If mondragon is employing this system, it's not really escaping capitalism. It might be making a new kind of capitalism, one which might be more sustainable, but (like most socialisms) the fact that it seeks to empower the working class means it hasn't left the capitalist mode of production. The proletariat is a product of the capitalist society and cannot be a revolutionary class any more than the feudal peasantry could rise, take the crown off the king and say "we're in charge now". Feudalism fell to the rise of a new class, not the empowerment of the lower class. Capitalism will fall the same way.
Marxists ought not be looking for spontaneous revolutions or crisis situations within the working class, or preparing for them in non-revolutionary contexts, they ought to be looking for radical new classes that are acting in non-capitalist ways and rising in power as a result. Like how the creative class is.
We'll just have to disagree--on a lot.
But you're missing the point on Mondragon.
The capital and labor markets there, within MCC, are abolished or severely restricted, even if the markets for goods and services are not.
How? First, there is no wage-labor. The worker-owners get a monthly draw on their annual share of the profits. Second, the capital market is restricted to the MCC worker-owned bank, essentially a credit union. A worker-owner can 'cash out' of a coop, but his or her share can only be sold to an incoming worker, and that worker, if there is a need, can only borrow funds for the buy-in from the worker-owned bank. Because the MCC worker-owners are not 'wage-labor,' the Spanish government excludes them from social insurance, but MCC has its own health and benefits provider, owned by it, to take up the slack. And the whole thing was started decades ago by a worker-community-owned technical school and its graduate, now an MCC university.
The whole MCC project is doing well and on a relatively large scale.
As for the school I mentioned in Chicago, you would do well to learn a little about it before dismissing it as liberal do-goodism, which it is not. Much closer to the Gramscian counter-hegemonic bloc on the micro-level, training its students with a view to worker control of the society and economy.
You can still still dismiss all this as irrelevant to your brand of what revolutionaries should be doing or not, but at least know what you're dismissing.
As for the 'creative class,' are you referring to the book with that title? It's very interesting as a 'values and lifestyle' clustering analysis, even useful politically, but hardly a 'new class,' unless your notion of class is any set you want to pin that label on.

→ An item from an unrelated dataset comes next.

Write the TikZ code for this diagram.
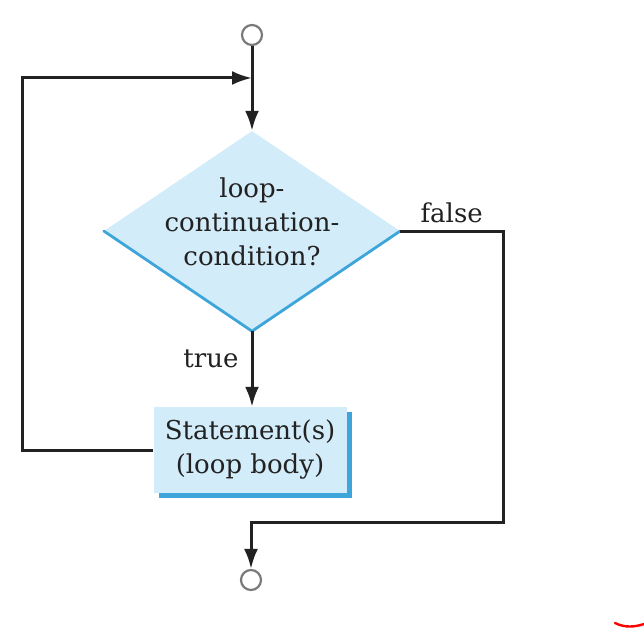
\documentclass[tikz,border=0pt]{standalone}
\usepackage{fontspec}
\setmainfont{DejaVu Serif}
\usepackage{tikz}
\usetikzlibrary{shapes,shadows,arrows.meta,positioning,calc}
\definecolor{boxfill}{HTML}{D2ECF9}
\definecolor{boxedge}{HTML}{3DA5DA}
\definecolor{linegray}{HTML}{222222}
\definecolor{ringgray}{HTML}{7A7A7A}
\newcommand{\flowfont}{\fontsize{26}{34}\selectfont}

\begin{document}
\begin{tikzpicture}[x=1pt,y=-1pt,
	flowline/.style={draw=linegray, line width=3pt},
	flowarrow/.style={flowline, -{Latex[length=20pt,width=14pt]}},
	terminal/.style={circle, draw=ringgray, line width=2.2pt, minimum size=20pt, inner sep=0pt}]
		\useasboundingbox (0,0) rectangle (644,628);
		\node at (252,35) [terminal] (S) {};
		\node at (252,231) [diamond, fill=boxfill, minimum width=296pt, minimum height=200pt, inner sep=0pt] (C) {};
		\node at ($(C)+(0,-9)$) [align=center, text=linegray, font=\flowfont] (Ct) {loop-\\continuation-\\condition?};
		\draw[boxedge, line width=2.8pt, line cap=round] (C.west) -- (C.south) -- (C.east);
		\node at (250,450) [rectangle, fill=boxfill, minimum width=193pt, minimum height=86pt, align=center, text=linegray, font=\flowfont,
			drop shadow={shadow xshift=5pt, shadow yshift=-5pt, fill=boxedge, opacity=1}] (B) {Statement(s)\\(loop body)};
		\node at (251,580) [terminal] (E) {};
		\coordinate (J) at (252,78);
		\draw[flowarrow] (S) -- (C.north);
		\draw[flowarrow] (C.south) -- node[left, pos=0.36, text=linegray, font=\flowfont, inner sep=12pt] (T) {true} (C.south |- B.north);
		\draw[flowarrow] (B.west) -- ++(-131,0) |- (J);
		\draw[flowarrow] (C.east) -- node[above, text=linegray, font=\flowfont, inner sep=7pt] (F) {false} ++(103,0) -- ++(0,291) -| (E.north);
		\draw[red, line width=2.4pt, line cap=round] (615,623) .. controls (625,628) and (635,627) .. (644,624);
		\end{tikzpicture}
\end{document}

Richard Florida's creative class encompasses people that i wouldn't include in my understanding of the creative class. I'm talking primarily about the people who he describes as "street level culture" or as the "super radical core of the creative class". There's overlap (just as there is with any class) but the economic activities of many artists and culture creators do not fit the capitalist mode at all. So i would consider the creative class, to be those people whose primary economic activity is artistic rather than capitalistic.